The City Beneath: Gate of Namedness

I’m managing to replay The City Beneath at a pretty good clip — I haven’t gotten to the harder levels yet, but I’m pretty sure that the game is overall much easier than Journey to Rooted Hold, even with the Challenges. The central organizing structure of the game is that your progress through the city is blocked by sundry obstacles requiring subquests. You explore more or less freely for a while, triggering plot events as you go, and then, when you can’t do that any more, you go off and solve a series of puzzle-rooms, then come back and resume exploring. The most significant of these obstacles is a series of three great gates. I’ve just passed the second one. This doesn’t mean I’m two-thirds of the way through the game; the first gate comes at the very beginning, and only requires that you sheathe your sword to pass. Also, I recall there’s a significant number of levels after the third gate. Still, it’s good progress.

The second gate is called the Gate of Namedness. The only people allowed through are citizens with names, which is to say, jobs, those two concepts being synonymous in the Empire. As an above-grounder, Beethro is automatically ineligible for this status, until the Negotiator moves heaven and earth to get the law changed. Really, Beethro severely underappreciates that woman. He remains as hostile towards her as he was when they first met, just as he remains belligerent towards everything in the Empire, even the people who are trying to help him. Nonetheless, getting deeper into the city requires him to integrate himself into the Empire’s systems, at least nominally.

I described the process of obtaining a name during my first pass through the game. Beethro applies for the post of Slayer. There are five other applicants for the position, and they all compete for the job with a fight to the death, in which everyone else naturally agrees to target the above-grounder first. Now, the room contains an obvious mechanism for beating them, involving a bomb and a decoy potion.

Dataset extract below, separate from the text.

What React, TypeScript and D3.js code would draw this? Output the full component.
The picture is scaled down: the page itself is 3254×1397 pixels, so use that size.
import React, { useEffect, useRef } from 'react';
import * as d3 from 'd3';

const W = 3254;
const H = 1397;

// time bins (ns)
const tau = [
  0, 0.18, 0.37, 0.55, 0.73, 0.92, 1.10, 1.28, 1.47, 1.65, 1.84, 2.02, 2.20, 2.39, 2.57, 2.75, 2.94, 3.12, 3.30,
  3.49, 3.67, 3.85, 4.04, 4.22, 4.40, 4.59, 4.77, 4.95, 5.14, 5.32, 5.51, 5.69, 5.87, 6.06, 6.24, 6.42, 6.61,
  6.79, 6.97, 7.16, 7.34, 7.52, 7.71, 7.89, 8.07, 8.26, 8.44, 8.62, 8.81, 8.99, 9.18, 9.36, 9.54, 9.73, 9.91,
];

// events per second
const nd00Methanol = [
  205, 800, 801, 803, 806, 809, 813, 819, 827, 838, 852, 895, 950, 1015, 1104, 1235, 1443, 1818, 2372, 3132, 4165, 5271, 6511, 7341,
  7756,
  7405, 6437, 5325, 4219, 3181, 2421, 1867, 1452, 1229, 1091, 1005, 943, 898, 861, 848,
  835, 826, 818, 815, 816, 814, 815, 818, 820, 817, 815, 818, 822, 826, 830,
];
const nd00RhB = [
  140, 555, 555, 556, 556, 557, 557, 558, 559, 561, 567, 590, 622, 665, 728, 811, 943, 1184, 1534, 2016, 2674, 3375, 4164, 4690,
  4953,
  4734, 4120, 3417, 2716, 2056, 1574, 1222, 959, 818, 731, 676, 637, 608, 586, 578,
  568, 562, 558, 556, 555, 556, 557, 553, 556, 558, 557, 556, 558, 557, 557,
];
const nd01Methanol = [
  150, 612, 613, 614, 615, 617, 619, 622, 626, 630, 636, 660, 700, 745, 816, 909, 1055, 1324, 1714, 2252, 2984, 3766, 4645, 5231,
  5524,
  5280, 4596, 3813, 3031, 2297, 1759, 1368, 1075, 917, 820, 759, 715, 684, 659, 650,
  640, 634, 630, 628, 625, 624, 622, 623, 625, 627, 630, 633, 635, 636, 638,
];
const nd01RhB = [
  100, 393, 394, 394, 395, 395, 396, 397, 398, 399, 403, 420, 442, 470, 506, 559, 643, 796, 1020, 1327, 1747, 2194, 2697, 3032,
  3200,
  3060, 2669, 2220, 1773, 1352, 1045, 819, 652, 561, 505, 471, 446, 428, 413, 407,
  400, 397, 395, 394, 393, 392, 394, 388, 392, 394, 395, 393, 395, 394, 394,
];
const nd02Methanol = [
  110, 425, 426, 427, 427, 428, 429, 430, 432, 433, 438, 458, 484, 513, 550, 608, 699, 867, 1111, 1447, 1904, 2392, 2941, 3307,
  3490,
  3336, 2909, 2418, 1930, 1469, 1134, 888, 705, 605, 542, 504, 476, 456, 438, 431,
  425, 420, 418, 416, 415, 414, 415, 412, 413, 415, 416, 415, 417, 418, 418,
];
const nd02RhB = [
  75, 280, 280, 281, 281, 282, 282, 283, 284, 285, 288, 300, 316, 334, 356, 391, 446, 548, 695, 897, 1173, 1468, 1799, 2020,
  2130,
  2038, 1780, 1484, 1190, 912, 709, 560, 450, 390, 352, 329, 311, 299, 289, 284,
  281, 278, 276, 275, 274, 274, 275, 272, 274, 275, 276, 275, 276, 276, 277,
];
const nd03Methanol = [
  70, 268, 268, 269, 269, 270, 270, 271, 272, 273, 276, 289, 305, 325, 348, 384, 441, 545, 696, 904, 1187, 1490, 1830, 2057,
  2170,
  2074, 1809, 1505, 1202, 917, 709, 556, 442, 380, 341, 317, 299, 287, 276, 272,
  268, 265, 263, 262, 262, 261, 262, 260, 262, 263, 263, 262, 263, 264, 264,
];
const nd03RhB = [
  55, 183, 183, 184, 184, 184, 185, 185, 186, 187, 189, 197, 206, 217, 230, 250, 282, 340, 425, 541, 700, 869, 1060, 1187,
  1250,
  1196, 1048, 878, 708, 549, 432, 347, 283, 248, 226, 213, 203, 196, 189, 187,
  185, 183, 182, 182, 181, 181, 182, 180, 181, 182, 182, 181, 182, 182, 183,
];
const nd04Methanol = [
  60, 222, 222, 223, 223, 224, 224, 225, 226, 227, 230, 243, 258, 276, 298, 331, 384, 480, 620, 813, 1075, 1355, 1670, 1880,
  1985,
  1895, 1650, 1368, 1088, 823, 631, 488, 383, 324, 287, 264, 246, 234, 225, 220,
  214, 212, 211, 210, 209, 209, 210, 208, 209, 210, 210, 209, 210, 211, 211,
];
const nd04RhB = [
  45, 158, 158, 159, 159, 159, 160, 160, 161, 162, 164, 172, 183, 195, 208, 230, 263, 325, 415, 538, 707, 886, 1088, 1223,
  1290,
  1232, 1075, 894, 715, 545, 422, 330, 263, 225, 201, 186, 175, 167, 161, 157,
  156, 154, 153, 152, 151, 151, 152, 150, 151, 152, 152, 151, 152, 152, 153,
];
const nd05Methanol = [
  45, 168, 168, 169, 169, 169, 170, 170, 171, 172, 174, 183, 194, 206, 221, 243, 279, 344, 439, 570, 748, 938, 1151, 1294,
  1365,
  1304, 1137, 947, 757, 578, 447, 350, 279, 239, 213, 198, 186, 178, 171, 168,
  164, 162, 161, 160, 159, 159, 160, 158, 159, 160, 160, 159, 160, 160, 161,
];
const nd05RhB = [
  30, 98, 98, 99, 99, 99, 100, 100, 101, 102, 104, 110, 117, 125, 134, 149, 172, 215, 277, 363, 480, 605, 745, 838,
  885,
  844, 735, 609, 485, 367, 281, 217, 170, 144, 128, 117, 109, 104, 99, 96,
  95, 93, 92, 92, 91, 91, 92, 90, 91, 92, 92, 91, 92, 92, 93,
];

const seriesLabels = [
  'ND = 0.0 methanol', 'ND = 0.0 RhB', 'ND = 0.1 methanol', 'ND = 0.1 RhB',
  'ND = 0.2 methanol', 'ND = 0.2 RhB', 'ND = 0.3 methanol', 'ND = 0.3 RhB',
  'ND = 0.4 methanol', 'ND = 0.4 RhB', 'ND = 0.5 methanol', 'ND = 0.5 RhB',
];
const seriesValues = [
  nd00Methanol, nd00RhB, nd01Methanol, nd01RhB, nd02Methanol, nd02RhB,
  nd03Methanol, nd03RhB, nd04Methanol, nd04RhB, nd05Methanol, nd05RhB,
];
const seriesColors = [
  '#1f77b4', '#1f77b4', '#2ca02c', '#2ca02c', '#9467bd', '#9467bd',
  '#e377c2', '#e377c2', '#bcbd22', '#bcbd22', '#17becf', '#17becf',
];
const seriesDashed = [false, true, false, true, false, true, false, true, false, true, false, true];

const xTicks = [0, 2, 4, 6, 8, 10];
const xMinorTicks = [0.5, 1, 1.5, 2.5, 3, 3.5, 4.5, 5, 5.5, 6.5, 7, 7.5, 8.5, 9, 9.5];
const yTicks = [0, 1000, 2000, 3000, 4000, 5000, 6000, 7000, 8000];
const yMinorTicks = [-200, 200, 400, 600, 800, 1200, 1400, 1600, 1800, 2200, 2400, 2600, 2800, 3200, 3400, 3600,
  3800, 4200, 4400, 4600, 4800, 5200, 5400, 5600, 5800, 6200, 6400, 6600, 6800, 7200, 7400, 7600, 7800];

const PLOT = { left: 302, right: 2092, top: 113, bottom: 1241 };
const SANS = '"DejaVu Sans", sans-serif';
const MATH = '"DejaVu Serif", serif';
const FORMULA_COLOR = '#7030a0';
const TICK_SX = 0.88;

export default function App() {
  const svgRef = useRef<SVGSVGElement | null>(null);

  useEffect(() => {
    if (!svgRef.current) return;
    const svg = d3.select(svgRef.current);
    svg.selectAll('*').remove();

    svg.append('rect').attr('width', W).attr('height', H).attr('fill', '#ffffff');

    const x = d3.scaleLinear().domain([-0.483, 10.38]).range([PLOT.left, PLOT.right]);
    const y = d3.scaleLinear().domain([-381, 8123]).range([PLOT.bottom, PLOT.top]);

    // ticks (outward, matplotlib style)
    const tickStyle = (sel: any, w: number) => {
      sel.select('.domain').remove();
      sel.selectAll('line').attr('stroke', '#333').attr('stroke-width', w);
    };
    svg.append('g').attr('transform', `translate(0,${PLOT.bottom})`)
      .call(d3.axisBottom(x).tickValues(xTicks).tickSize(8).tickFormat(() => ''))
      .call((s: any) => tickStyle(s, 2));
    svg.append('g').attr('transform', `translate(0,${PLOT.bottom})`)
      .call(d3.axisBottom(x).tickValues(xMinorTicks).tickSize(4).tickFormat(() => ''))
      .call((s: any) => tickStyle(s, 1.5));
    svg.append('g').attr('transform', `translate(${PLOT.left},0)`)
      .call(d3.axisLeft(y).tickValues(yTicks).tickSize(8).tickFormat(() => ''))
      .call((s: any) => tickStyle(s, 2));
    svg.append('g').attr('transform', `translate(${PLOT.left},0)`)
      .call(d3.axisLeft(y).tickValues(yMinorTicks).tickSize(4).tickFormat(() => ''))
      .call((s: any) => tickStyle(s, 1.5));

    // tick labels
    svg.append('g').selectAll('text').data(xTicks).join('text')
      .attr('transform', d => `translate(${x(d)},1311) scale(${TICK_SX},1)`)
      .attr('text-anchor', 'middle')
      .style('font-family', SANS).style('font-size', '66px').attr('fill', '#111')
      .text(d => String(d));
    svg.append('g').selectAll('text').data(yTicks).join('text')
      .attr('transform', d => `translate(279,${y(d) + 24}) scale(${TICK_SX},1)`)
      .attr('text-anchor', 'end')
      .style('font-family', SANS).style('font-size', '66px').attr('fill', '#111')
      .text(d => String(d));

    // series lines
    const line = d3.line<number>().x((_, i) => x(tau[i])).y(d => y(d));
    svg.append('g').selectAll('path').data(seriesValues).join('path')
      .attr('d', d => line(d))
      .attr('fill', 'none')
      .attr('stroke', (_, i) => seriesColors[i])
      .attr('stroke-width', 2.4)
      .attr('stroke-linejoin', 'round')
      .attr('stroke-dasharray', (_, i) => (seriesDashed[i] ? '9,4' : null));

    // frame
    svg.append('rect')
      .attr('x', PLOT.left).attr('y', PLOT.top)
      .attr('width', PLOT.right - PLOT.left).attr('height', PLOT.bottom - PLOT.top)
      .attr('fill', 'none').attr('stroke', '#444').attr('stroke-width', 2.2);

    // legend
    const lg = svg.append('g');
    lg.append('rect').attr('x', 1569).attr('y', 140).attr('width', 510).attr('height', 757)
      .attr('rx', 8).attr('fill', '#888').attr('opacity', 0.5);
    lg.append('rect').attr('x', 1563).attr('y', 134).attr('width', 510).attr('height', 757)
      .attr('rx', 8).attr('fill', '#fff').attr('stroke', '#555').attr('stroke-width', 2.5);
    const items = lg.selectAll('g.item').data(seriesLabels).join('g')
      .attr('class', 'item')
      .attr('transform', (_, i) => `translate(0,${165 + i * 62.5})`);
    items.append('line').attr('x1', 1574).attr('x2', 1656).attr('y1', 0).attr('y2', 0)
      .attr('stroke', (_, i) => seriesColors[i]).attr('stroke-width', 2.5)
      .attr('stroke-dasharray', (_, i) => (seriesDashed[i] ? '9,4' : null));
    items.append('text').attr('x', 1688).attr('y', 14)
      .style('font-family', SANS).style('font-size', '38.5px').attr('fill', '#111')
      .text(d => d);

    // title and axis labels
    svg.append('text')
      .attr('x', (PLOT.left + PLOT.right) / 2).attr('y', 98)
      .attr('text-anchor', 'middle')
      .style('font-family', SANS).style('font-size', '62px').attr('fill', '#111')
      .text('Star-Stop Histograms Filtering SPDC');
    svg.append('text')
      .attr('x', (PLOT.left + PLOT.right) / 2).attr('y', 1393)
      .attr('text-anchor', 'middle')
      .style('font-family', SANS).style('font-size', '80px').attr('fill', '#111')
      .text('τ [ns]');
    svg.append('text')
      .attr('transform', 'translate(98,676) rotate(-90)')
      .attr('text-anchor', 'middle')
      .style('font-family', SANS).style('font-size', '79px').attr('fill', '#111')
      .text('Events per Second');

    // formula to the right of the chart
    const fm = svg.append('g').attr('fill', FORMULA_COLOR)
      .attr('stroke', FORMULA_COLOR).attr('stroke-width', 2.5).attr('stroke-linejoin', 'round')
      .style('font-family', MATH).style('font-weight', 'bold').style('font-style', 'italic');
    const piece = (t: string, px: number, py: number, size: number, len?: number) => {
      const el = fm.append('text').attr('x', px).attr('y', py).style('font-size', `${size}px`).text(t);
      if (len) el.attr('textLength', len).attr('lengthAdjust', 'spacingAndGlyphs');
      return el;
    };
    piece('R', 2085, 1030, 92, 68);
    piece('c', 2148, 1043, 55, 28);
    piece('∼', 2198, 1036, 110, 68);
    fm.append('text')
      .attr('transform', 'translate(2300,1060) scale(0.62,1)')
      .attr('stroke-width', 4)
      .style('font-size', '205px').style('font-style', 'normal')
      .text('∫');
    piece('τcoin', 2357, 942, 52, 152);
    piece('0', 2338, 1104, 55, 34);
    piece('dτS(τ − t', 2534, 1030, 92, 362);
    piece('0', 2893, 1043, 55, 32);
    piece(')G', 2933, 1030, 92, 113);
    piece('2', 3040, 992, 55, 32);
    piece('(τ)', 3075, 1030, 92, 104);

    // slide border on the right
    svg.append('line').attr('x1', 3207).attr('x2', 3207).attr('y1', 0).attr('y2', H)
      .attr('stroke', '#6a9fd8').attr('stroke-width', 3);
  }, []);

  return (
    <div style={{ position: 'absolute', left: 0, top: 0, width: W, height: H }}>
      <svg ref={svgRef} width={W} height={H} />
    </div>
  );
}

But this time around, there’s a Challenge scroll, which predictably asks you to do without these aids.

I am of course an expert Slayer-killer by now, thanks to the Challenges in JtRH. What once seemed impossible is now child’s play. But there’s a particular difficulty with taking on five at once, and oddly enough, it’s exactly what made the same fight so surprisingly easy back in 2007: the tendency of the Slayers to bunch up. When you’re trying to get them to cluster together around a bomb, that’s helpful. When you’re trying to manually pick them off one by one, not so much. You want them isolated. The act of getting past a Slayer’s guard with nothing but a sword and a wall is a delicate dance, with precise timing, and easily ruined by another Slayer barging in from the wings. The first kill I managed was almost entirely accidental. Somehow, an interloper wound up in a position I could take advantage of. I have no idea how that happened, but it was a big help. Each enemy you take down makes the rest that much easier.